### Objective:
Leave out the pictures and set down exactly the lines from the start of the listing through the one with "muntiacus_y = [92.1]", both included.

###

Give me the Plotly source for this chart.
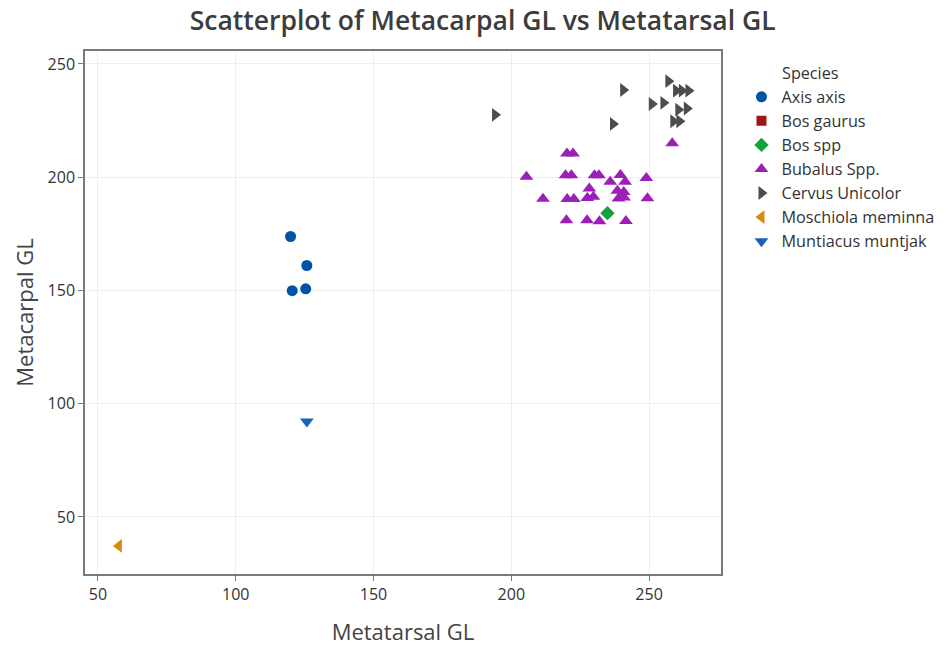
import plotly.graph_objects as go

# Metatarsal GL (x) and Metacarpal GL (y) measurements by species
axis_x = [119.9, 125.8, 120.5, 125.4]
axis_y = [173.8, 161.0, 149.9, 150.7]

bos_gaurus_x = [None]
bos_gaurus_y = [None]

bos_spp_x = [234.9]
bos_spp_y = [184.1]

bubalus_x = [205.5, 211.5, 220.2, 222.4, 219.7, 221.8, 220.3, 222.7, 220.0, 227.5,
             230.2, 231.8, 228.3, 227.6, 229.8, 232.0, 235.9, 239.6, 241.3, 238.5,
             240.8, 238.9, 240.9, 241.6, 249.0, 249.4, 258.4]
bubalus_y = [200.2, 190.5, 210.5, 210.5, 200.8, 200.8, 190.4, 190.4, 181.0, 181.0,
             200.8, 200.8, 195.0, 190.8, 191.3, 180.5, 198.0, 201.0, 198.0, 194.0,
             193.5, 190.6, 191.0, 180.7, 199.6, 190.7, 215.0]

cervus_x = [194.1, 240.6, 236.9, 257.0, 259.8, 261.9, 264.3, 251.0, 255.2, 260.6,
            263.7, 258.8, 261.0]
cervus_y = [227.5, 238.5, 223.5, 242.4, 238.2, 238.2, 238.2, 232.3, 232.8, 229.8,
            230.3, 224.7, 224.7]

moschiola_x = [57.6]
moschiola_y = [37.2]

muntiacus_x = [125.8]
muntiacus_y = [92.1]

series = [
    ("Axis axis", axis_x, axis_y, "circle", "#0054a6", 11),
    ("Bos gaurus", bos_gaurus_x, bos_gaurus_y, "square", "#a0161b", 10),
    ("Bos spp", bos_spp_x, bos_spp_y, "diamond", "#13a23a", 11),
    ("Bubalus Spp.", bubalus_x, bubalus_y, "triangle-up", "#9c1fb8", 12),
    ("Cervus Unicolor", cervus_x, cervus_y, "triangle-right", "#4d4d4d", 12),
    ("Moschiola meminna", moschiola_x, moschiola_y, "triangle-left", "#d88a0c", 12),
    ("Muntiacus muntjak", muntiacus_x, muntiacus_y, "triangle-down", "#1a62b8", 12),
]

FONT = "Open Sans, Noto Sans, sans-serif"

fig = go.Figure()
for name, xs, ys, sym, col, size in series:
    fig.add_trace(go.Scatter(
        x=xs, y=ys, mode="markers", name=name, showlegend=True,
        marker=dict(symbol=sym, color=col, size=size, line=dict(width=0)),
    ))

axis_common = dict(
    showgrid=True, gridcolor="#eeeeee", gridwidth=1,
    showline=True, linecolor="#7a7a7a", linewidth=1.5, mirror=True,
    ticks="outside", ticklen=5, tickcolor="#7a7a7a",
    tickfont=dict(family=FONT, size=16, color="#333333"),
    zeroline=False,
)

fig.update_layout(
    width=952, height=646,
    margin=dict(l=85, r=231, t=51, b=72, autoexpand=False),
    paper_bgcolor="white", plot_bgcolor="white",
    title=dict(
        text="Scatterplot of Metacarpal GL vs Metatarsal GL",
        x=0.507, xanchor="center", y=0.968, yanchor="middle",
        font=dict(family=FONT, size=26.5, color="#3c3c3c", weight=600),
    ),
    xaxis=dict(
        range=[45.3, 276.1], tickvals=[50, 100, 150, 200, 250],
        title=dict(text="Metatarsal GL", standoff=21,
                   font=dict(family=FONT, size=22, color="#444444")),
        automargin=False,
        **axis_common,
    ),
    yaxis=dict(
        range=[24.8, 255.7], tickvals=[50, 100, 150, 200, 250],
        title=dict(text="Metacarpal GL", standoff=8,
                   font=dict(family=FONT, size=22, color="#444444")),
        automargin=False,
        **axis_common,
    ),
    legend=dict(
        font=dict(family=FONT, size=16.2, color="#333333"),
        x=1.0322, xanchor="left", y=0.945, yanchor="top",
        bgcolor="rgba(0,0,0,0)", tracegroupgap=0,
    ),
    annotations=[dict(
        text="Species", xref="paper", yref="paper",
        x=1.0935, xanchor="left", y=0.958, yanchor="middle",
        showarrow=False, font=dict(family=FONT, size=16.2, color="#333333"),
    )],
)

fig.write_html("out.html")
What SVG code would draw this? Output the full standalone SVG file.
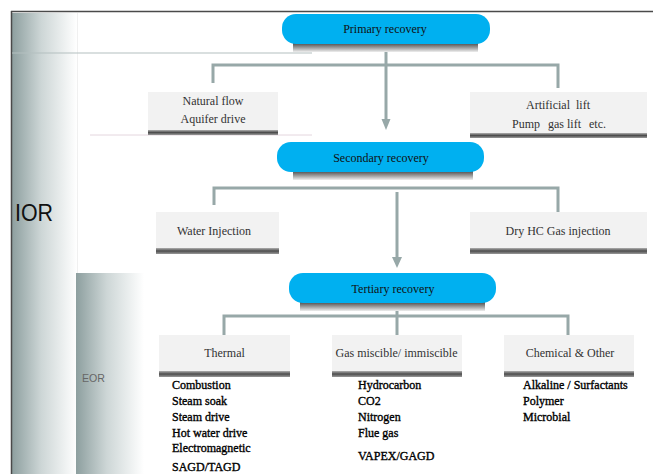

###

### Written response:
Give me the Plotly source for this chart.
import plotly.graph_objects as go

# Metatarsal GL (x) and Metacarpal GL (y) measurements by species
axis_x = [119.9, 125.8, 120.5, 125.4]
axis_y = [173.8, 161.0, 149.9, 150.7]

bos_gaurus_x = [None]
bos_gaurus_y = [None]

bos_spp_x = [234.9]
bos_spp_y = [184.1]

bubalus_x = [205.5, 211.5, 220.2, 222.4, 219.7, 221.8, 220.3, 222.7, 220.0, 227.5,
             230.2, 231.8, 228.3, 227.6, 229.8, 232.0, 235.9, 239.6, 241.3, 238.5,
             240.8, 238.9, 240.9, 241.6, 249.0, 249.4, 258.4]
bubalus_y = [200.2, 190.5, 210.5, 210.5, 200.8, 200.8, 190.4, 190.4, 181.0, 181.0,
             200.8, 200.8, 195.0, 190.8, 191.3, 180.5, 198.0, 201.0, 198.0, 194.0,
             193.5, 190.6, 191.0, 180.7, 199.6, 190.7, 215.0]

cervus_x = [194.1, 240.6, 236.9, 257.0, 259.8, 261.9, 264.3, 251.0, 255.2, 260.6,
            263.7, 258.8, 261.0]
cervus_y = [227.5, 238.5, 223.5, 242.4, 238.2, 238.2, 238.2, 232.3, 232.8, 229.8,
            230.3, 224.7, 224.7]

moschiola_x = [57.6]
moschiola_y = [37.2]

muntiacus_x = [125.8]
muntiacus_y = [92.1]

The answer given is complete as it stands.